TRIBUNE- Le débat sur l’annulation des dettes détenues par la BCE connaît un fort retentissement en France, mais aussi en Italie, au Luxembourg, en Belgique, dans les couloirs des institutions européennes, auprès des représentants de la BCE elle-même et des différents ministères des finances de la zone euro.
Ce débat est sain et utile. Pour la première fois depuis bien longtemps, les enjeux monétaires font l’objet d’une discussion publique. La monnaie cesse pour un instant d’être cet objet soustrait à la délibération collective et confiée à une banque centrale indépendante des pouvoirs politiques mais dépendante des marchés financiers. Les citoyens découvrent, pour certains avec effarement, que près de 25 % de la dette publique européenne est aujourd’hui détenue par leur banque centrale. Nous nous devons à nous-même 25 % de notre dette et si nous remboursons cette somme, nous devrons la trouver ailleurs, soit en réempruntant pour faire rouler la dette au lieu d’emprunter pour investir, soit en augmentant les impôts, soit en baissant les dépenses.

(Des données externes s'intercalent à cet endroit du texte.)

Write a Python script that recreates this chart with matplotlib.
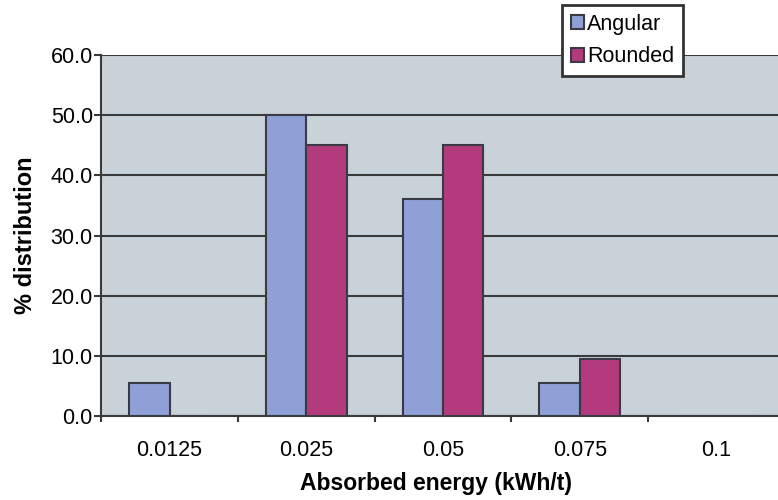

Il y aurait pourtant une autre solution. En tant qu’économistes, responsables et citoyens engagés de différents pays, il est de notre devoir d’alerter sur le fait que la BCE pourrait aujourd’hui offrir aux États européens les moyens de leur reconstruction écologique, mais aussi de réparer la casse sociale, économique et culturelle, après la terrible crise sanitaire que nous traversons.
Non pas que les États n’aient pas agi car des mesures de protection ont bien été adoptées. Mais elles demeurent très insuffisantes. Le plan de relance européen, fondé sur une enveloppe de 300 milliards d’euros à peine de subventions sur trois ans, est bien loin des 2 000 milliards d’euros demandés par le Parlement européen. Faut-il rappeler qu’avant la crise sanitaire, la Cour des comptes européenne, en 2018, indiquait déjà un besoin minimal de 300 à 400 milliards d’euros d’investissements supplémentaires par an pour financer la transition écologique en Europe ? Nous sommes loin du compte, encore plus avec la crise sanitaire. (...)
Dissipons enfin un malentendu : il est évident que l’annulation des dettes publiques détenues par la BCE, même conditionnée à des réinvestissements, ne saurait constituer l’alpha et l’oméga de toute politique économique. D’abord, la BCE n’interviendrait que pour libérer des marges de manœuvre budgétaires aux États et n’investirait évidemment pas elle-même. Certains pensent que les taux d’intérêts faibles ou négatifs à travers l’Europe, sont suffisants pour pousser les États à s’endetter pour investir. Ce n’est pas ce que montre la réduction constante du niveau de dette publique moyenne dans l’Union européenne entre 2015, date d’apparition des taux négatifs, et le début de la crise sanitaire. Beaucoup d’États ont réduit leur niveau d’endettement au lieu d’emprunter pour investir, malgré les taux négatifs. Pourquoi cela changerait-il ? (...)
L’Europe ne peut plus se permettre d’être systématiquement bloquée par ses propres règles. D’autres États dans le monde utilisent au maximum leur politique monétaire, en appui de la politique budgétaire, comme la Chine, le Japon ou les États-Unis. (...)
L’annulation des dettes publiques qu’elle détient, en échange d’investissements par les États, constituerait un premier signal fort de la reconquête par l’Europe de son destin.